The statistics say that about 5-7% of men are gay. That translates to about an 18 to 1 chance that a guy is straight.

No matter if you think he is saying "I love u" when he looks at you, the odds are that he's straight. If he's talking about his girlfriend or ex-girlfriend, then the odds are even more against you.

Guys friends have feelings for each other. But that does not mean they are gay. It does not mean they want to bugger each other.

Read Spensed's thread. Here's a few more lessons:
  1. If a guy says he's straight, take his word for it.
  2. Don't kid yourself. You're the one with the crush, not him.
  3. If he's straight and he's your friend then he's not into you in that way. He won't ever be into you in that way.
  4. Nothing good can come from telling your straight friends that you have a crush on them. It's just too weird for most of them.
  5. You need to find a boyfriend. One who is gay. One who will be into you.
 
Re: You Gussed it In love w/ a Straight (not too l

Atta, think of all the other guys that may have been interested in you, thought you were gorgeous, thought about asking you out, but thought you were str8 so didn't bother.

Why spend any more time in the closet? It's nearly impossible to have a "normal", healthy relationship if you are completely closeted and not out to anyone.
 
Re: You Gussed it In love w/ a Straight (not too l

Assume he's straight unless he tells you otherwise.

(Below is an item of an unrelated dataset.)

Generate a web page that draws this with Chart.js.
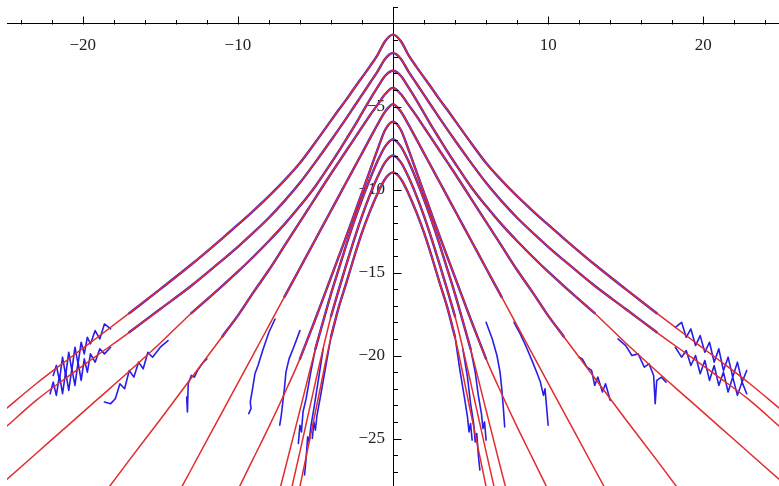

Coming out might help, but set your expectations low with regards to how he handles it.

Unfortunately, a lot of times, when us gay guys make an emotional *connection* with straight guys - on any level - including platonic friendship, it's always difficult because what would otherwise make two guys great friends (if we were straight) ends up being the catalyst for falling in love (because we're gay).
 
Re: You Gussed it In love w/ a Straight (not too l

The problem with playing head games is that eventually everything looks and feels like a head game.

Either be honest with the guy and tell him you wish he were gay or, as Kara says,

Read Spensed's thread. Here's a few more lessons:

1. If a guy says he's straight, take his word for it.
2. Don't kid yourself. You're the one with the crush, not him.
3. If he's straight and he's your friend then he's not into you in that way. He won't ever be into you in that way.
4. Nothing good can come from telling your straight friends that you have a crush on them. It's just too weird for most of them.
5. You need to find a boyfriend. One who is gay. One who will be into you.

Believe it.

...and stop playing headgames before you no longer have any concept of what a healthy relationship should be.
 
Re: You Gussed it In love w/ a Straight (not too l

Yup, I agree with the above advice here.